One country struggling with intense inflation amid a jaw-dropping economic crisis is Lebanon. The explosion in Beirut on Tuesday added another layer to the country’s misery.

Maria Abi-Habib at The New York Times has a heart-wrenching story about one of the victims of the blast, Sahar Fares .

“Each death is a unique, unfathomable tragedy, but the story of Ms. Fares, the young bride-to-be, has rippled across social media, capturing the attention and heartache of many Lebanese,” Abi-Habib writes. “The determined daughter of a family of modest means, she had managed to break into the nearly all-male world of the Beirut Fire Brigade, devoting herself to public service and making plans to build a family of her own.

Instead, her relatives and Mr. Karaan, 29, buried her.”

Amid bubbling political anger, this quote from the mayor of the village where Fares grew up was striking: “Sahar is a message to our youth that there are people who commit to the nation and lose everything. I wish there was a nation that was worth such sacrifice and commitment, though.”

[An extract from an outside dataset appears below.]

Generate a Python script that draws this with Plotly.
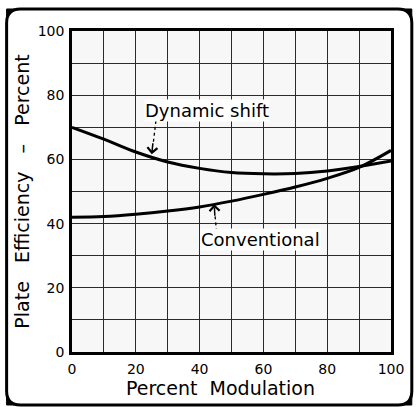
import plotly.graph_objects as go

# ---- data ----
modulation = [0, 10, 20, 30, 40, 50, 60, 70, 80, 90, 100]
dynamic_shift = [70, 66.3, 62.3, 59.2, 57.2, 55.9, 55.5, 55.6, 56.4, 57.8, 59.5]
conventional = [42, 42.2, 42.9, 43.9, 45.2, 47.0, 49.1, 51.4, 54.1, 57.5, 62.8]
x_tickvals = [0, 10, 20, 30, 40, 50, 60, 70, 80, 90, 100]
x_ticktext = ["0", "", "20", "", "40", "", "60", "", "80", "", "100"]
y_tickvals = [0, 10, 20, 30, 40, 50, 60, 70, 80, 90, 100]
y_ticktext = ["0", "", "20", "", "40", "", "60", "", "80", "", "100"]

FONT = "DejaVu Sans"
W, H = 416, 407
L, R, T, B = 72, 394, 31, 352

def px(x):
    return (x - L) / (R - L)

def py(y):
    return (B - y) / (B - T)

fig = go.Figure()
fig.add_trace(go.Scatter(x=modulation, y=dynamic_shift, mode="lines",
                         line=dict(color="black", width=3, shape="spline"),
                         name="Dynamic shift", showlegend=False))
fig.add_trace(go.Scatter(x=modulation, y=conventional, mode="lines",
                         line=dict(color="black", width=3, shape="spline"),
                         name="Conventional", showlegend=False))

axis_common = dict(range=[0, 100], showgrid=True, gridcolor="#2a2a2a", gridwidth=1.3,
                   showline=True, linecolor="black", linewidth=2.5, mirror=True,
                   zeroline=False, ticks="", tickfont=dict(family=FONT, size=14, color="black"))
fig.update_xaxes(tickvals=x_tickvals, ticktext=x_ticktext, ticklabelstandoff=2, **axis_common)
fig.update_yaxes(tickvals=y_tickvals, ticktext=y_ticktext, ticklabelstandoff=2,
                 title=dict(text="Plate   Efficiency   \u2013   Percent",
                            font=dict(family=FONT, size=19, color="black"), standoff=4),
                 **axis_common)

annotations = [
    dict(x=42.2, y=75.2, xref="x", yref="y", text="Dynamic shift", showarrow=False,
         font=dict(family=FONT, size=18, color="black"), bgcolor="white", borderpad=0),
    dict(x=59, y=34.9, xref="x", yref="y", text="Conventional", showarrow=False,
         font=dict(family=FONT, size=18, color="black"), bgcolor="white", borderpad=0),
    # arrow heads
    dict(x=25, y=61.6, ax=25.4, ay=65.5, xref="x", yref="y", axref="x", ayref="y",
         text="", showarrow=True, arrowhead=4, arrowsize=1.3, arrowwidth=1.5, arrowcolor="black"),
    dict(x=44.6, y=46.0, ax=44.8, ay=42.0, xref="x", yref="y", axref="x", ayref="y",
         text="", showarrow=True, arrowhead=4, arrowsize=1.3, arrowwidth=1.5, arrowcolor="black"),
    # x title
    dict(x=px(222), y=py(388), xref="paper", yref="paper", xanchor="center", yanchor="middle",
         text="Percent  Modulation",
         showarrow=False, font=dict(family=FONT, size=19, color="black")),
]

shapes = [
    dict(type="line", xref="x", yref="y", x0=26.3, y0=72.0, x1=25.4, y1=64.5,
         line=dict(color="black", width=1.3, dash="3px,3px")),
    dict(type="line", xref="x", yref="y", x0=45.3, y0=37.6, x1=44.8, y1=43,
         line=dict(color="black", width=1.3, dash="3px,3px")),
]

# rounded frame with dark corners
x0, x1, y0, y1, r = 6, 415, 9, 405, 14
def P(x, y):
    return f"{px(x):.5f},{py(y):.5f}"
frame = (f"M{P(x0 + r, y0)} L{P(x1 - r, y0)} Q{P(x1, y0)} {P(x1, y0 + r)} "
         f"L{P(x1, y1 - r)} Q{P(x1, y1)} {P(x1 - r, y1)} L{P(x0 + r, y1)} "
         f"Q{P(x0, y1)} {P(x0, y1 - r)} L{P(x0, y0 + r)} Q{P(x0, y0)} {P(x0 + r, y0)} Z")
shapes.append(dict(type="path", xref="paper", yref="paper", path=frame,
                   line=dict(color="black", width=3), layer="above"))
corners = [
    f"M{P(x0, y0)} L{P(x0 + r, y0)} Q{P(x0, y0)} {P(x0, y0 + r)} Z",
    f"M{P(x1, y0)} L{P(x1 - r, y0)} Q{P(x1, y0)} {P(x1, y0 + r)} Z",
    f"M{P(x0, y1)} L{P(x0 + r, y1)} Q{P(x0, y1)} {P(x0, y1 - r)} Z",
    f"M{P(x1, y1)} L{P(x1 - r, y1)} Q{P(x1, y1)} {P(x1, y1 - r)} Z",
]
for c in corners:
    shapes.append(dict(type="path", xref="paper", yref="paper", path=c,
                       fillcolor="black", line=dict(color="black", width=1), layer="above"))

fig.update_layout(width=W, height=H,
                  margin=dict(l=L, r=W - R, t=T, b=H - B),
                  paper_bgcolor="white", plot_bgcolor="#f7f7f7",
                  annotations=annotations, shapes=shapes, showlegend=False)

fig.write_html("out.html", config={"displayModeBar": False},
               post_script="document.body.style.margin='0';")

Abi-Habib shows how the dire macroeconomic picture was already causing woe for ordinary Lebanese before this week.

“In the months before she died, Ms. Fares was saving up to prepare her home for the wedding and to buy her wedding dress. But like other Lebanese citizens, she saw her savings evaporate overnight as the currency crashed, losing 80% of its value this year.

“The Lebanese government put a curb on bank withdrawals, allowing citizens to pull out only a few hundred dollars a month. Hyperinflation quickly ate into what little money she had, making everyday products like groceries unaffordable.”

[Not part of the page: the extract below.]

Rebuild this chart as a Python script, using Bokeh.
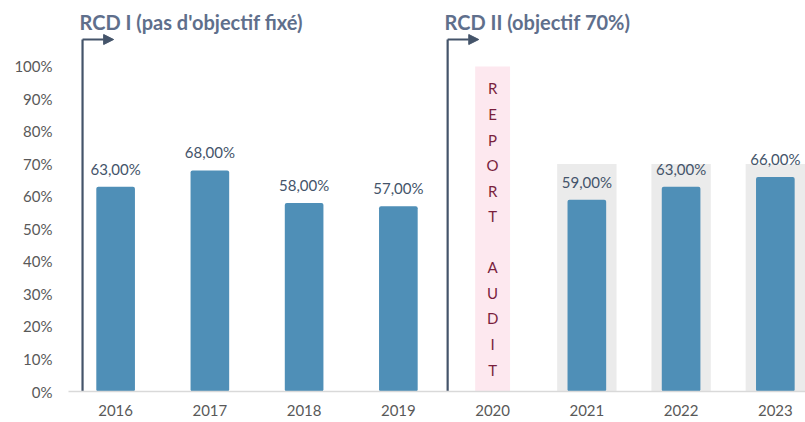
from bokeh.plotting import figure
from bokeh.models import Range1d, FixedTicker, PrintfTickFormatter, Arrow, NormalHead, ColumnDataSource
from bokeh.core.properties import value
from bokeh.embed import file_html
from bokeh.resources import INLINE

# ---- data ----
years = [2016, 2017, 2018, 2019, 2020, 2021, 2022, 2023]
bar_years = [2016, 2017, 2018, 2019, 2021, 2022, 2023]
bar_rates = [63, 68, 58, 57, 59, 63, 66]
rate_labels = ["63,00%", "68,00%", "58,00%", "57,00%", "59,00%", "63,00%", "66,00%"]
target_years = [2021, 2022, 2023]
target_rates = [70, 70, 70]
audit_years = [2020]
audit_heights = [100]
audit_text = ["R\nE\nP\nO\nR\nT\n\nA\nU\nD\nI\nT"]
period_titles = ["RCD I (pas d'objectif fixé)", "RCD II (objectif 70%)"]
period_starts = [2016, 2020]
y_ticks = [0, 10, 20, 30, 40, 50, 60, 70, 80, 90, 100]

FONT = "Lato"
BAR = "#4f8fb7"
DARK = "#44546a"

p = figure(width=805, height=422, output_backend="svg", toolbar_location=None,
           x_range=Range1d(2015.5, 2023.32), y_range=Range1d(0, 120.3),
           min_border_left=68, min_border_right=0, min_border_top=0, min_border_bottom=31)
p.outline_line_color = None
p.xgrid.grid_line_color = None
p.ygrid.grid_line_color = None
p.background_fill_color = "white"
p.border_fill_color = "white"

# background target bars (objective 70%)
p.vbar(x=target_years, top=target_rates, bottom=0, width=0.63, fill_color="#ebebeb", line_color=None)
# audit postponed bar
p.vbar(x=audit_years, top=audit_heights, bottom=0, width=0.37, fill_color="#fde8ef", line_color=None)
p.text(x=audit_years, y=[h / 2 for h in audit_heights], text=audit_text,
       text_font=value(FONT), text_font_size="15px", text_color="#7a1f3d",
       text_align="center", text_baseline="middle", text_line_height=1.42)

# main bars
src = ColumnDataSource(dict(x=bar_years, top=bar_rates, lab=rate_labels))
p.vbar(x="x", top="top", bottom=0, width=0.41, fill_color=BAR, line_color=None, source=src,
       border_radius=2)
p.text(x="x", y="top", text="lab", source=src, text_font=value(FONT), text_font_size="15px",
       text_color=DARK, text_align="center", text_baseline="middle", y_offset=-18)

# period markers
title_y = 113.6
arrow_y = 108.3
p.text(x=[s - 0.383 if i == 0 else s - 0.51 for i, s in enumerate(period_starts)],
       y=[title_y, title_y], text=period_titles, text_font=value(FONT), text_font_size="20px",
       text_font_style="bold", text_color="#5f6f8c", text_align="left", text_baseline="alphabetic")
arrow_x = [period_starts[0] - 0.351, period_starts[1] - 0.477]
p.segment(x0=arrow_x, y0=[0, 0], x1=arrow_x, y1=[arrow_y, arrow_y], line_color=DARK, line_width=2.2)
for ax in arrow_x:
    p.add_layout(Arrow(x_start=ax, y_start=arrow_y, x_end=ax + 0.33, y_end=arrow_y,
                       line_color=DARK, line_width=2.2,
                       end=NormalHead(size=10, fill_color=DARK, line_color=DARK)))

# axes
p.yaxis.ticker = FixedTicker(ticks=y_ticks)
p.yaxis.formatter = PrintfTickFormatter(format="%d%%")
p.yaxis.axis_line_color = None
p.yaxis.major_tick_line_color = None
p.yaxis.minor_tick_line_color = None
p.yaxis.major_tick_out = 0
p.yaxis.major_label_standoff = 16
p.yaxis.major_label_text_font = FONT
p.yaxis.major_label_text_font_size = "15px"
p.yaxis.major_label_text_color = "#595959"

p.xaxis.ticker = FixedTicker(ticks=years)
p.xaxis.major_label_overrides = {y: str(y) for y in years}
p.xaxis.axis_line_color = "#d9d9d9"
p.xaxis.axis_line_width = 1.5
p.xaxis.major_tick_line_color = None
p.xaxis.minor_tick_line_color = None
p.xaxis.major_tick_out = 0
p.xaxis.major_label_standoff = 13
p.xaxis.major_label_text_font = FONT
p.xaxis.major_label_text_font_size = "15px"
p.xaxis.major_label_text_color = "#595959"

open("out.html", "w").write(file_html(p, INLINE))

Let’s now turn to Ireland and the mourning of John Hume, a Nobel peace prize winner and recognised as one of the architects of the Irish peace process.

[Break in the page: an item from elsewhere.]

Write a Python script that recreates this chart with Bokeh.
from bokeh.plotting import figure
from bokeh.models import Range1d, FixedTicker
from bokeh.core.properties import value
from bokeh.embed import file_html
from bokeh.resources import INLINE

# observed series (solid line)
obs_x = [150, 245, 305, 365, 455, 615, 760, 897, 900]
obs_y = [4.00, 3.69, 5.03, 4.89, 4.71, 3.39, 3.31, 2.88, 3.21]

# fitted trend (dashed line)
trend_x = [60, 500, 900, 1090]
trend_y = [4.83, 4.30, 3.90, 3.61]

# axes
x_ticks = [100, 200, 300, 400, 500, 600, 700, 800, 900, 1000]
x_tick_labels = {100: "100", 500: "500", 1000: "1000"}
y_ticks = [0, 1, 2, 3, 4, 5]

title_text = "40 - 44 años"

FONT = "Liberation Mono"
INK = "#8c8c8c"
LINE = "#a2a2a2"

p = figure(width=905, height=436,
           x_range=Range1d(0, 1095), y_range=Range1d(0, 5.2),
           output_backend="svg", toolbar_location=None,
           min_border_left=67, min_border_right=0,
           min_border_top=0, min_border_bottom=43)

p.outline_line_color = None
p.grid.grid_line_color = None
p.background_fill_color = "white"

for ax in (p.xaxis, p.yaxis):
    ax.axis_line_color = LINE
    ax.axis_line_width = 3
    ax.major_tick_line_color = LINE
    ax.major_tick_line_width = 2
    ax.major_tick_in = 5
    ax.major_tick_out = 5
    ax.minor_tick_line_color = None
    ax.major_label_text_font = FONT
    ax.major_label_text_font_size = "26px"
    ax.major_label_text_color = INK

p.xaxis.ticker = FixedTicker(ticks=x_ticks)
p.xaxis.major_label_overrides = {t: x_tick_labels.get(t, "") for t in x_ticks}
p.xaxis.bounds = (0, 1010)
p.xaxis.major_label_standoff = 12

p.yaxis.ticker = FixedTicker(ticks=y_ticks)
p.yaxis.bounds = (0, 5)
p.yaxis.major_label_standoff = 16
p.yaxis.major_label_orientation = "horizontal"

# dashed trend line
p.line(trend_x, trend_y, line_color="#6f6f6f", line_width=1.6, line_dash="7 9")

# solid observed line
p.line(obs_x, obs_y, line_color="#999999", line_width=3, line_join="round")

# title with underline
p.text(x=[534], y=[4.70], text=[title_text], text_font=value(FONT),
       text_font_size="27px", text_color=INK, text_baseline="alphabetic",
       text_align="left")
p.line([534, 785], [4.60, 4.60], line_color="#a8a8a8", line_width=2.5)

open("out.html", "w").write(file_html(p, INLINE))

Economist David McWilliams focused on a part of Hume’s life that was less explored this week: his support for people to be able to access credit. Hume was one of the founders of Northern Ireland’s first credit union in Derry, which helped, among others, punk group The Undertones.

McWilliams explains in his podcast how credit unions have been crucial for disadvantaged people, in allowing them to plan ahead rather than live day-to-day. “Credit allows you to live in the future,” he says.

The podcast goes on to explore how bonds helped achieve land reform in Ireland. The message across the two stories is the same: credit allows you to reduce the present-day costs of personal and societal developments, and ultimately, to think big. Let’s hope politicians see the light.

Finally, Marc Rubinstein takes a look at the history of equity research and the troubled question of how to fund it: from doing that through equity underwriting to bundling it with trading commissions.

He says that the research itself is difficult to value. It is hard to keep it private and therefore exclusive, and the value of any particular note to the reader can vary greatly. However, pricing it together with other activities can cause conflict-of-interest problems.

Yet, we need to remember that research has a wider benefit that is harder to pin down, beyond its immediate application.

“It benefits everyone with an interest in functioning markets that scores of analysts are engaged in the scrutiny of company financial statements; and crucially that they are not paid to do it by the companies themselves,” said Rubinstein. “Newspapers do it in politics; equity research does it in business.”